WHAT THE TASK ASKS. Show every line in the records below that contains the word "this".

SUPPLIED INFORMATION.
◆ ◆ ◆ ◆

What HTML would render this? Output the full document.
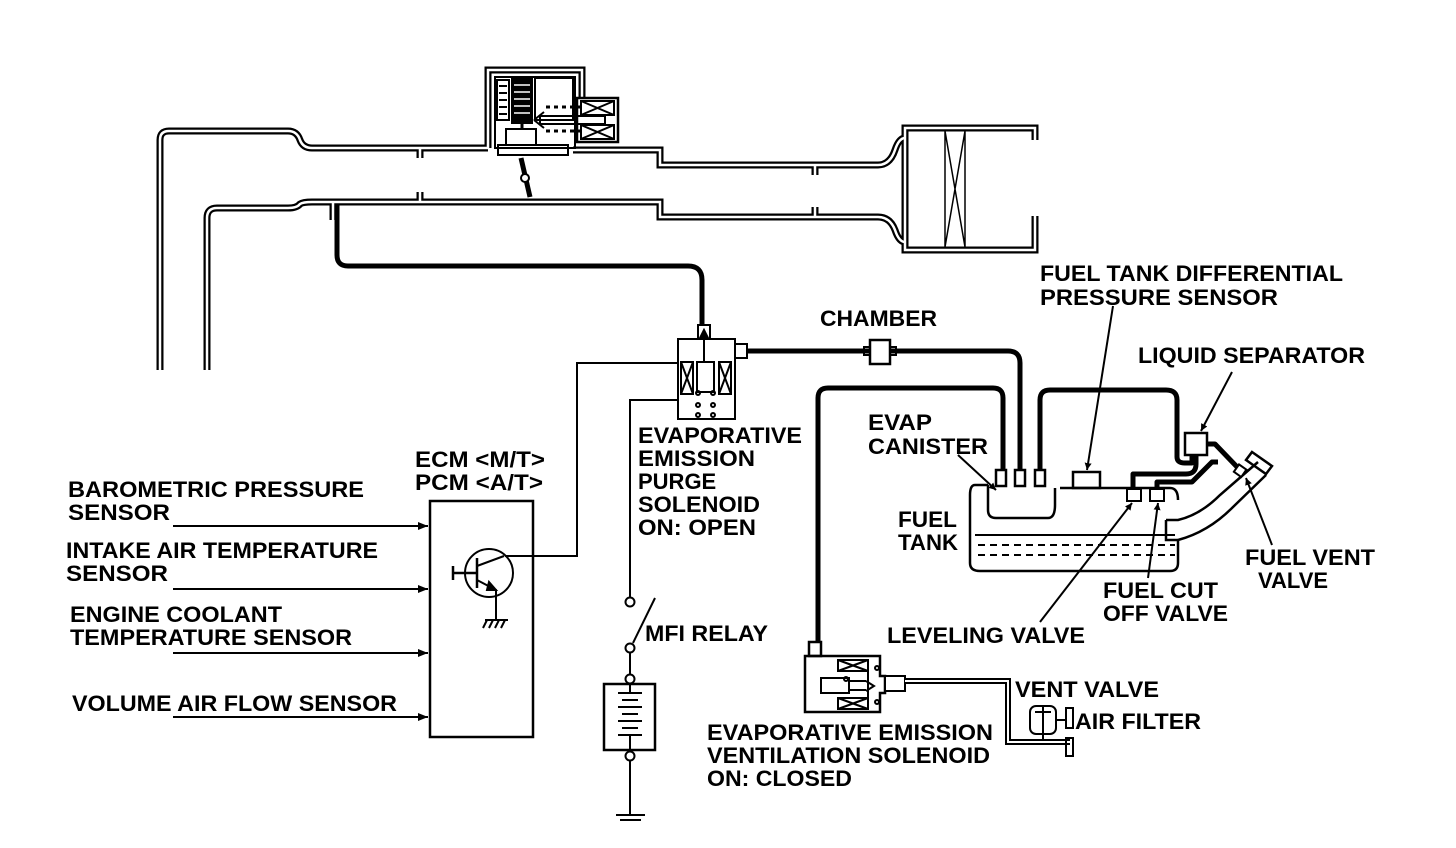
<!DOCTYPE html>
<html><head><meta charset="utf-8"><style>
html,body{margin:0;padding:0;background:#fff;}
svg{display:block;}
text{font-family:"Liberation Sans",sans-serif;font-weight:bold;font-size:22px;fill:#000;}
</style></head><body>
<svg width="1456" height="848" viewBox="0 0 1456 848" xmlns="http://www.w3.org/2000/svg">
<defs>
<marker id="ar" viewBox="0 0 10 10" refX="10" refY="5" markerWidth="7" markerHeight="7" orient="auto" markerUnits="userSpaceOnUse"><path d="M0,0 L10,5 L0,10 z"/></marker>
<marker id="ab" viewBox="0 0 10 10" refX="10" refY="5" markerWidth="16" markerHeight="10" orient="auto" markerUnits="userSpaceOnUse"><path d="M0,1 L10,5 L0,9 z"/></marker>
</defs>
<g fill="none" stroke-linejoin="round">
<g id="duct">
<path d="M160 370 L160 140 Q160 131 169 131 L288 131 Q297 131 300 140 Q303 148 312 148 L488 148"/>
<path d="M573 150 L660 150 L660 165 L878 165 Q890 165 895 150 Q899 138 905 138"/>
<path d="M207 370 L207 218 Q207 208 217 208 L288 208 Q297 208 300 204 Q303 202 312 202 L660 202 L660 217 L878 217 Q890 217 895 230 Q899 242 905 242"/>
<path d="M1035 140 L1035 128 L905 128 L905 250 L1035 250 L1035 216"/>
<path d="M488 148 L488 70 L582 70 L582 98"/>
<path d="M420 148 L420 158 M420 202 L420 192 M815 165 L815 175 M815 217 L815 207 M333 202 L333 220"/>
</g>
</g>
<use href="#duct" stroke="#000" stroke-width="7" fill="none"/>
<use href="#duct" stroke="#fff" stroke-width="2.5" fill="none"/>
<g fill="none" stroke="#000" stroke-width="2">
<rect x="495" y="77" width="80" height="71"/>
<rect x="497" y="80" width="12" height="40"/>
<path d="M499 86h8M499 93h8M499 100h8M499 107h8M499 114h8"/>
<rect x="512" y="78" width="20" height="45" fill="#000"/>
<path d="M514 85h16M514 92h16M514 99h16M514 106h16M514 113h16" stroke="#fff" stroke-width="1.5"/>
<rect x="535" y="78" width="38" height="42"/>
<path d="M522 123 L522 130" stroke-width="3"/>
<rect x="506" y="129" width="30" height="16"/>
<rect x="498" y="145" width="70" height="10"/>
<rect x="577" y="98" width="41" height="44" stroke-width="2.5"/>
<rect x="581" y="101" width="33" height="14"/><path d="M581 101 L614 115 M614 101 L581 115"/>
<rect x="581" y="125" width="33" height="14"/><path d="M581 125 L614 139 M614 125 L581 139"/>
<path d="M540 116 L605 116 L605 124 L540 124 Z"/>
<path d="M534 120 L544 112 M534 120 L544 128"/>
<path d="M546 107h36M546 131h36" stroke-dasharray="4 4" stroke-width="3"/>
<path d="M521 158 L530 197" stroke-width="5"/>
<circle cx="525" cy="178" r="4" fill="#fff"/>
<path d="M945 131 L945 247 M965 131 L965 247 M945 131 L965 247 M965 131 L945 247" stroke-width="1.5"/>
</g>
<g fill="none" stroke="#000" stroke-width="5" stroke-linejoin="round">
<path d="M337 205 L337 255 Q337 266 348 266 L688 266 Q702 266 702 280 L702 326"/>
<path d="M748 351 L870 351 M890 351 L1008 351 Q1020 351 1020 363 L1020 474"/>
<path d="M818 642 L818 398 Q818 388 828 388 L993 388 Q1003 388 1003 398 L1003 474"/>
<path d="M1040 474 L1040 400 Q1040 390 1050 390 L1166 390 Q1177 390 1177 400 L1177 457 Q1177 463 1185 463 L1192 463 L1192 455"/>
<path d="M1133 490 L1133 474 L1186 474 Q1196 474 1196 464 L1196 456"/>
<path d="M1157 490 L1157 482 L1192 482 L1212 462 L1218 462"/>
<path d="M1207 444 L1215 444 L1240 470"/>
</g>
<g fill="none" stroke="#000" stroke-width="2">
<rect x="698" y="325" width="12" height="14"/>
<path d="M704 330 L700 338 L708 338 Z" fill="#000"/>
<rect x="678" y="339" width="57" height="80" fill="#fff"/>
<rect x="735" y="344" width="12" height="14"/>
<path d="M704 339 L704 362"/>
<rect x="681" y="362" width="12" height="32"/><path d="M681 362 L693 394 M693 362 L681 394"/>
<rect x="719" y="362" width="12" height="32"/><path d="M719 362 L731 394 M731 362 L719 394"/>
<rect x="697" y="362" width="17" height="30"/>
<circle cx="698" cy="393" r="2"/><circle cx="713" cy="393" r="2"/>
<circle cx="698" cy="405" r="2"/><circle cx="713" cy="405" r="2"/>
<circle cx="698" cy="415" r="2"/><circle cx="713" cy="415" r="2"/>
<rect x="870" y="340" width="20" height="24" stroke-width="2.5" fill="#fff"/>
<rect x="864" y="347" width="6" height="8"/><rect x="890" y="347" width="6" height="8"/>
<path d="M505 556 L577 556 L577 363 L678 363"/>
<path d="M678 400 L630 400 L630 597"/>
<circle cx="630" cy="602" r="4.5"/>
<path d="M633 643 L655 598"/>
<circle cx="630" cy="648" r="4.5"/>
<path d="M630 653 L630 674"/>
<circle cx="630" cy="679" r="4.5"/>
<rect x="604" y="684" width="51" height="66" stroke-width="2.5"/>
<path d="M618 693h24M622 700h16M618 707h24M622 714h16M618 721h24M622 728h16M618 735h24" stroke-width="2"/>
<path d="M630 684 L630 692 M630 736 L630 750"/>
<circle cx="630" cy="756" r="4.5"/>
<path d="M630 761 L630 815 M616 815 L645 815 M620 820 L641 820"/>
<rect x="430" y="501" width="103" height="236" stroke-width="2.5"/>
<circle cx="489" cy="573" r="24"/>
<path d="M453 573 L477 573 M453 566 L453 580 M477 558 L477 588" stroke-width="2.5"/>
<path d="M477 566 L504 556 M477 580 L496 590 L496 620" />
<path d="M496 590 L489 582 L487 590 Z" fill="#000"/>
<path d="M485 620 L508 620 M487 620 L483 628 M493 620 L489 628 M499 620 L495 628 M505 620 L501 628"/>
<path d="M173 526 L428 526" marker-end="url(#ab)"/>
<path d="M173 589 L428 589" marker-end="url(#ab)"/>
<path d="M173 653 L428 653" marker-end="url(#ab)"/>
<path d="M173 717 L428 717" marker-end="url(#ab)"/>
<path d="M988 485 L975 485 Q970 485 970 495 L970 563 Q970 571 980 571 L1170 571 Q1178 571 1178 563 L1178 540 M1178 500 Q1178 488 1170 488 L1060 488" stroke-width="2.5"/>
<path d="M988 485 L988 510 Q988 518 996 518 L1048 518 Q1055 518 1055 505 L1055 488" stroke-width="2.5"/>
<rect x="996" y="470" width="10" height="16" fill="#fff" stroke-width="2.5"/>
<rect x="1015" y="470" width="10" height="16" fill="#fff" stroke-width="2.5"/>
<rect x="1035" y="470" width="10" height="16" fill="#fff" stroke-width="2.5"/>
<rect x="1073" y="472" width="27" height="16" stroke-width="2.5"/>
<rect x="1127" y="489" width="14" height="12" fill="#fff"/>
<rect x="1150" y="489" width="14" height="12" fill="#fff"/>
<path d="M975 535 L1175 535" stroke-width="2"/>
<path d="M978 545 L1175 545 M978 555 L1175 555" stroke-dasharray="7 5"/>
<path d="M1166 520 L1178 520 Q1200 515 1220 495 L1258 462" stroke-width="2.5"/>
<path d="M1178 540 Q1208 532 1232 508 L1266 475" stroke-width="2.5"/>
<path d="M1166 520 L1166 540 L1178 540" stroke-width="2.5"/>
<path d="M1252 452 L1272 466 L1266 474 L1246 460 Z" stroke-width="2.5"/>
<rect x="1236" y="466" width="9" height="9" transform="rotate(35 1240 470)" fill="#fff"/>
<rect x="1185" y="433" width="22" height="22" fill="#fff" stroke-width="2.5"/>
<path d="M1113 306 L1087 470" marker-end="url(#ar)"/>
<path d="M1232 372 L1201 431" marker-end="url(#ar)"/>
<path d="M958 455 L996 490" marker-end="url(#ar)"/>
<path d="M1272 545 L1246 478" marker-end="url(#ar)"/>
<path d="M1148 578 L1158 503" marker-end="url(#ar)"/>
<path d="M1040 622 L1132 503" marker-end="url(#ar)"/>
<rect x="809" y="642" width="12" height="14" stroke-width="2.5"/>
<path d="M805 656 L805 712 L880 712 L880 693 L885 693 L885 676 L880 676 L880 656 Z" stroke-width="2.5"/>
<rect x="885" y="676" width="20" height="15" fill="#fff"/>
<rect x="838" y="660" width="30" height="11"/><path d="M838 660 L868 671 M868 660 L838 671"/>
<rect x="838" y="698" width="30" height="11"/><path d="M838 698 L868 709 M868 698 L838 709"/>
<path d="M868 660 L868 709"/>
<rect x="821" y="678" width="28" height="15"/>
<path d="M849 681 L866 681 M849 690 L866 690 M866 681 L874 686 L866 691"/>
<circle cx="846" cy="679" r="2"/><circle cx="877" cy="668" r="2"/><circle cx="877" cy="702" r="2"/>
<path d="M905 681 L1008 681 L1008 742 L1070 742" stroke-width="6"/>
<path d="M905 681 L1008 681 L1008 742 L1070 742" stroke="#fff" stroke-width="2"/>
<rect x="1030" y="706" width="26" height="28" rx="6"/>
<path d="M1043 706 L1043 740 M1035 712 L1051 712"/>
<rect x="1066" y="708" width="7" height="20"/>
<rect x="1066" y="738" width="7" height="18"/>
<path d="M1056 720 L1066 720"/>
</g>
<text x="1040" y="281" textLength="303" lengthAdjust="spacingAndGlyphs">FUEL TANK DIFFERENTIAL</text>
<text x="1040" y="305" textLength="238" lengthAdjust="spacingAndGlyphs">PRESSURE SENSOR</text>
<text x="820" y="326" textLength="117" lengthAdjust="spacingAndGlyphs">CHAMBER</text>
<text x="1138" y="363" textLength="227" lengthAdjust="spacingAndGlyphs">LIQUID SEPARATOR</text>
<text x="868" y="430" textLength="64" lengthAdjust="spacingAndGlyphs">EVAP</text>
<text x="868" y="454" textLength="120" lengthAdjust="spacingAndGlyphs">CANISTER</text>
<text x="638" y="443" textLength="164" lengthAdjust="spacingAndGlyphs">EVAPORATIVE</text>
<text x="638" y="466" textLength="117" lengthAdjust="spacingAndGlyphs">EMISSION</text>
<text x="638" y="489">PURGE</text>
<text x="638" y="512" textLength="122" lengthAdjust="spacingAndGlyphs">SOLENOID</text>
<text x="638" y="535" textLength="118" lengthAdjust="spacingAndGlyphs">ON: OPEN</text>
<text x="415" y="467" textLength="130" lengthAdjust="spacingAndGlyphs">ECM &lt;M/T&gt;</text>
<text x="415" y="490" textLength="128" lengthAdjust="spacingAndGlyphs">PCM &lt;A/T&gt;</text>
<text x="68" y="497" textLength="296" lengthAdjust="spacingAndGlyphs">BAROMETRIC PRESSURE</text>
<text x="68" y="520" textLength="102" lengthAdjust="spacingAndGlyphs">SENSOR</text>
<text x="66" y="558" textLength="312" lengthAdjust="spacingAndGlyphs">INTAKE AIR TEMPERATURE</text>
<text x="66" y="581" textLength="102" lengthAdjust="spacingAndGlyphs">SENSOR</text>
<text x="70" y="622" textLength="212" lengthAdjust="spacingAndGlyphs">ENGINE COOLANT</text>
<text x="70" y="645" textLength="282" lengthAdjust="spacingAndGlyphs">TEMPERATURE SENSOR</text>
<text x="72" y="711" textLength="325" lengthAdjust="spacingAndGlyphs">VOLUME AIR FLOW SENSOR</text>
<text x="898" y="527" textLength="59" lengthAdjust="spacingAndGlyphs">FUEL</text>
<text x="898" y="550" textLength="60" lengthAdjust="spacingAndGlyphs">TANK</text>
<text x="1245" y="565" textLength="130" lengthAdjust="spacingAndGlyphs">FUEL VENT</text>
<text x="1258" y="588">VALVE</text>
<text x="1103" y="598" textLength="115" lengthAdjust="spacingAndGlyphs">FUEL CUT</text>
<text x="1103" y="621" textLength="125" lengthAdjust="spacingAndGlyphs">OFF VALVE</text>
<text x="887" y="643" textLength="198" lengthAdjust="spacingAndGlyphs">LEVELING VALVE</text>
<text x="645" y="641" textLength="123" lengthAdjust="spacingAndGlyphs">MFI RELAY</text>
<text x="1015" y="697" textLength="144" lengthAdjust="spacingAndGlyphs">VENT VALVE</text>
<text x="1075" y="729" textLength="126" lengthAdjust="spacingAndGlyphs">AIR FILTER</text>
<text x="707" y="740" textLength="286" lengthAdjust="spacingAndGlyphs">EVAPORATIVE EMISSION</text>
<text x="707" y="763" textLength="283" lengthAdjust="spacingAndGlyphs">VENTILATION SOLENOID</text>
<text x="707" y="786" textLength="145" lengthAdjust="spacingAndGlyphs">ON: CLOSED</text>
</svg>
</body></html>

◆ ◆ ◆ ◆

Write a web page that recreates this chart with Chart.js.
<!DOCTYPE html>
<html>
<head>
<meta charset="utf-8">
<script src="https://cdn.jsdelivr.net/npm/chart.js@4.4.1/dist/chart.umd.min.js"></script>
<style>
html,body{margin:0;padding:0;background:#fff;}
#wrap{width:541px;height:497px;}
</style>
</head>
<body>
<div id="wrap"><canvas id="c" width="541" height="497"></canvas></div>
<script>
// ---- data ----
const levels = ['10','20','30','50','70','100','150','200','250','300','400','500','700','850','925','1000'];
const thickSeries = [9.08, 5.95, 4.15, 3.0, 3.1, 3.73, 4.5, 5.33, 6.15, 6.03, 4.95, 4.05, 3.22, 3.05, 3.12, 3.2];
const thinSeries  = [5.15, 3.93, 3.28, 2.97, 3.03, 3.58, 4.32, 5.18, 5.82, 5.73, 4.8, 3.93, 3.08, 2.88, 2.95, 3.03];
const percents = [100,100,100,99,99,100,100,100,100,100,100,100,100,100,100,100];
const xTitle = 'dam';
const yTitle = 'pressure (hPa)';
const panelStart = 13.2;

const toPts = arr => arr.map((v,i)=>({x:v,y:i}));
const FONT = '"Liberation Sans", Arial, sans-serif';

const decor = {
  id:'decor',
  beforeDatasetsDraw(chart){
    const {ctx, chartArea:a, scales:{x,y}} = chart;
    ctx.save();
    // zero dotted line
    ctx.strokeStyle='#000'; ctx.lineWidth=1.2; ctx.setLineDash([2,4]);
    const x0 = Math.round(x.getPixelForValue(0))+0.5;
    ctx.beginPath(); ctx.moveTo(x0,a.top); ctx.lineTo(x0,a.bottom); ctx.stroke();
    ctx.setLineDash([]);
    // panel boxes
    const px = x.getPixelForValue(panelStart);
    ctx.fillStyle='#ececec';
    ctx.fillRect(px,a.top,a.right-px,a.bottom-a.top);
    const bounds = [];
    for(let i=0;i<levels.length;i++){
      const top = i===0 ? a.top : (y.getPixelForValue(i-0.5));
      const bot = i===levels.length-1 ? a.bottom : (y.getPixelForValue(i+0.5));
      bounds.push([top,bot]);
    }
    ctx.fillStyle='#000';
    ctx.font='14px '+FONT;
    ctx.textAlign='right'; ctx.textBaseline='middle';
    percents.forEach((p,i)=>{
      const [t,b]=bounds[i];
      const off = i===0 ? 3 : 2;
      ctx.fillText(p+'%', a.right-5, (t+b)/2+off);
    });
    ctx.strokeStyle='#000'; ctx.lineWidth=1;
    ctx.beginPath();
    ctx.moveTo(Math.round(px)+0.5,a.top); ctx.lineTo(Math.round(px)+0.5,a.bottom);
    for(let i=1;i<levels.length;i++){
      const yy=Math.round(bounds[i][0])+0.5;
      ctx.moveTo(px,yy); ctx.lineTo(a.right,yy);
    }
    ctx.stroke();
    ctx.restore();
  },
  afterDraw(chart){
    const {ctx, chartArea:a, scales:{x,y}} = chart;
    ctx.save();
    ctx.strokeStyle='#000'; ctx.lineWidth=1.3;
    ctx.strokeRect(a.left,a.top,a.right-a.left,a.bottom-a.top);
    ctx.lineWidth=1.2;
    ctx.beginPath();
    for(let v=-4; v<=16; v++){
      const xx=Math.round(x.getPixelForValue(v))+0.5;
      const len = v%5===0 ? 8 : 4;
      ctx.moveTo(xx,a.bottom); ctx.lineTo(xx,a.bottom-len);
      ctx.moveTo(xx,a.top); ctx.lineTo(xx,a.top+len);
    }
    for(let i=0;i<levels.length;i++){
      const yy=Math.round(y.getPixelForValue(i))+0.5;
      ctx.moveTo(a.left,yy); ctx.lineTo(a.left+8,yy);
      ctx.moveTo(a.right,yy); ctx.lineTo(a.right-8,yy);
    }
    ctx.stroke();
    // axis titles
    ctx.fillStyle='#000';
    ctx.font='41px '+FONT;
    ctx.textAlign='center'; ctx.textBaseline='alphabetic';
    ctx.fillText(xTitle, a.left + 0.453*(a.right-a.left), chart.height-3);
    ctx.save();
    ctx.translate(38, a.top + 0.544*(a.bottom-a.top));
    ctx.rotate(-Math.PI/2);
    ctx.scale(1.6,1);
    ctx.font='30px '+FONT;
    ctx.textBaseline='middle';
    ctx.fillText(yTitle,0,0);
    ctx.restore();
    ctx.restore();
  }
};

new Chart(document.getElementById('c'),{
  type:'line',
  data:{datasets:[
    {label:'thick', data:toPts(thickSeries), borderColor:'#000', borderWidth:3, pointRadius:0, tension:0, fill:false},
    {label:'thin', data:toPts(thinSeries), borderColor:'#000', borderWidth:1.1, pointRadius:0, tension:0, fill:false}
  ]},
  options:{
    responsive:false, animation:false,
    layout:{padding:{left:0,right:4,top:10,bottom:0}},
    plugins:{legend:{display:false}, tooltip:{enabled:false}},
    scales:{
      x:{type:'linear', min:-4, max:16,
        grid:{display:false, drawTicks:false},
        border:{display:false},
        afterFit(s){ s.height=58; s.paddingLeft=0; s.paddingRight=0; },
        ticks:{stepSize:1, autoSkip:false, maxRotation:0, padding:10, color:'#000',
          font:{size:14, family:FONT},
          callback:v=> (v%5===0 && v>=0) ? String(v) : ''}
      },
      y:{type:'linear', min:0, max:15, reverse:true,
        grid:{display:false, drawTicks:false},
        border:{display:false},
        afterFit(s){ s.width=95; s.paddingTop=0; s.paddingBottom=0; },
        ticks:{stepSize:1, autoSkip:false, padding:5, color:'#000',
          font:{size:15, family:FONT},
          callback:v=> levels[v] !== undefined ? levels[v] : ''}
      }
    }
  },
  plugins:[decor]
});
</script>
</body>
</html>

◆ ◆ ◆ ◆

COMPLETE OUTPUT.
What HTML would render this? Output the full document.
Write a web page that recreates this chart with Chart.js.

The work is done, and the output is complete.